## Problem
Return the whole listing, line for line, without the pictures in it.

## Material for this task
———

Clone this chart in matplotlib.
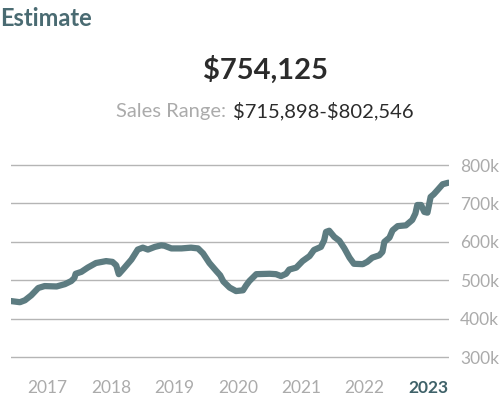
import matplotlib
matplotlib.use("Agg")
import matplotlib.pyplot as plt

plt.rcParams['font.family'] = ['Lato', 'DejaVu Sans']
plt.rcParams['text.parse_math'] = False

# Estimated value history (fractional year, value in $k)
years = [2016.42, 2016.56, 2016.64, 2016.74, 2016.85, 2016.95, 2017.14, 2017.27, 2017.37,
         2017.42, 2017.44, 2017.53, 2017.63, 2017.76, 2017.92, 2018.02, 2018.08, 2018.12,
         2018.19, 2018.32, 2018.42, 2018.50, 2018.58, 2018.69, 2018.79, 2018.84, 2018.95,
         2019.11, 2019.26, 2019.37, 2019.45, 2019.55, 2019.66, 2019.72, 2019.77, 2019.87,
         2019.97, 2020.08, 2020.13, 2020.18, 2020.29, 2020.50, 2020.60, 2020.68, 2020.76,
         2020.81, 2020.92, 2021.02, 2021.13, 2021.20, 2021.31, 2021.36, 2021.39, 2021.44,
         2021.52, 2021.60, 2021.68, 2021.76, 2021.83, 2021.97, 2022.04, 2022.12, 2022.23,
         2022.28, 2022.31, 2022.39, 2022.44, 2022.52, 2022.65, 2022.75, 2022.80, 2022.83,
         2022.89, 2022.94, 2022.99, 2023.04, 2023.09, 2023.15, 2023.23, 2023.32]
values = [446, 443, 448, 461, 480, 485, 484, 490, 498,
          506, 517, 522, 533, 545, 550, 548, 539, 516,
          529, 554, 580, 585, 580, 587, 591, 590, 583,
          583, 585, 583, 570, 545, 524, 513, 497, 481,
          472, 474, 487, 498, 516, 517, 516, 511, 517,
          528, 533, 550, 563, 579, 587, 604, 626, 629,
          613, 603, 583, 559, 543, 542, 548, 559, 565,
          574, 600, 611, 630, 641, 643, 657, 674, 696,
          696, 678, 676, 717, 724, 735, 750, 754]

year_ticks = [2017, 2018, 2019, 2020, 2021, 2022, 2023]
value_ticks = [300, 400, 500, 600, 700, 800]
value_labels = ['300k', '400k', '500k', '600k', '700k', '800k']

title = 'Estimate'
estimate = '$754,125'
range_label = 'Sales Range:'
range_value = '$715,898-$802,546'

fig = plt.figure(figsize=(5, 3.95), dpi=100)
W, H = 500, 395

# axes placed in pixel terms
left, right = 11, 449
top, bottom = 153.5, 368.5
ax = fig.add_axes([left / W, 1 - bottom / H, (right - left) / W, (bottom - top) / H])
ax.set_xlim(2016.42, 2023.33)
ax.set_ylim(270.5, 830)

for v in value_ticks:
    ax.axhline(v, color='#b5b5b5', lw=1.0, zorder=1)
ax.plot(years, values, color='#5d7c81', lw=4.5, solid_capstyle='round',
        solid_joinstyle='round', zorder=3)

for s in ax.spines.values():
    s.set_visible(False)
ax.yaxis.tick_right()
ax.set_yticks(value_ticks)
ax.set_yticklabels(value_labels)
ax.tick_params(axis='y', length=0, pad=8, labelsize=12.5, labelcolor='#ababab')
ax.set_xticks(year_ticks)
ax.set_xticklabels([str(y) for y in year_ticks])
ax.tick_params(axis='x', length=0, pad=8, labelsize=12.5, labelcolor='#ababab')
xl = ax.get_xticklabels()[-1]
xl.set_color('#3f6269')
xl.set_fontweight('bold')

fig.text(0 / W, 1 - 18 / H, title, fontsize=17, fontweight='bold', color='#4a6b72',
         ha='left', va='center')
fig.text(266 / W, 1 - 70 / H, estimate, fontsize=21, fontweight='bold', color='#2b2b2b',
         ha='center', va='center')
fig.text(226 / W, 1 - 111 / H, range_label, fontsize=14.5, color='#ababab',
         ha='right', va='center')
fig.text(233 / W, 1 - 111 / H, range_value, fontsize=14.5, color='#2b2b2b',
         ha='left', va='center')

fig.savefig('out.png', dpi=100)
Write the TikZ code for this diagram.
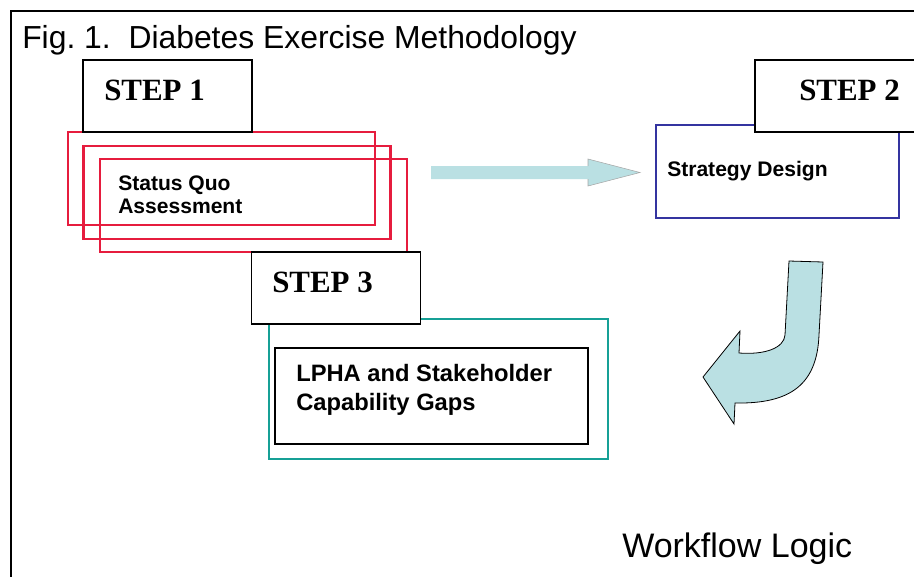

———

## Response
Clone this chart in matplotlib.
import matplotlib
matplotlib.use("Agg")
import matplotlib.pyplot as plt

plt.rcParams['font.family'] = ['Lato', 'DejaVu Sans']
plt.rcParams['text.parse_math'] = False

# Estimated value history (fractional year, value in $k)
years = [2016.42, 2016.56, 2016.64, 2016.74, 2016.85, 2016.95, 2017.14, 2017.27, 2017.37,
         2017.42, 2017.44, 2017.53, 2017.63, 2017.76, 2017.92, 2018.02, 2018.08, 2018.12,
         2018.19, 2018.32, 2018.42, 2018.50, 2018.58, 2018.69, 2018.79, 2018.84, 2018.95,
         2019.11, 2019.26, 2019.37, 2019.45, 2019.55, 2019.66, 2019.72, 2019.77, 2019.87,
         2019.97, 2020.08, 2020.13, 2020.18, 2020.29, 2020.50, 2020.60, 2020.68, 2020.76,
         2020.81, 2020.92, 2021.02, 2021.13, 2021.20, 2021.31, 2021.36, 2021.39, 2021.44,
         2021.52, 2021.60, 2021.68, 2021.76, 2021.83, 2021.97, 2022.04, 2022.12, 2022.23,
         2022.28, 2022.31, 2022.39, 2022.44, 2022.52, 2022.65, 2022.75, 2022.80, 2022.83,
         2022.89, 2022.94, 2022.99, 2023.04, 2023.09, 2023.15, 2023.23, 2023.32]
values = [446, 443, 448, 461, 480, 485, 484, 490, 498,
          506, 517, 522, 533, 545, 550, 548, 539, 516,
          529, 554, 580, 585, 580, 587, 591, 590, 583,
          583, 585, 583, 570, 545, 524, 513, 497, 481,
          472, 474, 487, 498, 516, 517, 516, 511, 517,
          528, 533, 550, 563, 579, 587, 604, 626, 629,
          613, 603, 583, 559, 543, 542, 548, 559, 565,
          574, 600, 611, 630, 641, 643, 657, 674, 696,
          696, 678, 676, 717, 724, 735, 750, 754]

year_ticks = [2017, 2018, 2019, 2020, 2021, 2022, 2023]
value_ticks = [300, 400, 500, 600, 700, 800]
value_labels = ['300k', '400k', '500k', '600k', '700k', '800k']

title = 'Estimate'
estimate = '$754,125'
range_label = 'Sales Range:'
range_value = '$715,898-$802,546'

fig = plt.figure(figsize=(5, 3.95), dpi=100)
W, H = 500, 395

# axes placed in pixel terms
left, right = 11, 449
top, bottom = 153.5, 368.5
ax = fig.add_axes([left / W, 1 - bottom / H, (right - left) / W, (bottom - top) / H])
ax.set_xlim(2016.42, 2023.33)
ax.set_ylim(270.5, 830)

for v in value_ticks:
    ax.axhline(v, color='#b5b5b5', lw=1.0, zorder=1)
ax.plot(years, values, color='#5d7c81', lw=4.5, solid_capstyle='round',
        solid_joinstyle='round', zorder=3)

for s in ax.spines.values():
    s.set_visible(False)
ax.yaxis.tick_right()
ax.set_yticks(value_ticks)
ax.set_yticklabels(value_labels)
ax.tick_params(axis='y', length=0, pad=8, labelsize=12.5, labelcolor='#ababab')
ax.set_xticks(year_ticks)
ax.set_xticklabels([str(y) for y in year_ticks])
ax.tick_params(axis='x', length=0, pad=8, labelsize=12.5, labelcolor='#ababab')
xl = ax.get_xticklabels()[-1]
xl.set_color('#3f6269')
xl.set_fontweight('bold')

fig.text(0 / W, 1 - 18 / H, title, fontsize=17, fontweight='bold', color='#4a6b72',
         ha='left', va='center')
fig.text(266 / W, 1 - 70 / H, estimate, fontsize=21, fontweight='bold', color='#2b2b2b',
         ha='center', va='center')
fig.text(226 / W, 1 - 111 / H, range_label, fontsize=14.5, color='#ababab',
         ha='right', va='center')
fig.text(233 / W, 1 - 111 / H, range_value, fontsize=14.5, color='#2b2b2b',
         ha='left', va='center')

fig.savefig('out.png', dpi=100)
Write the TikZ code for this diagram.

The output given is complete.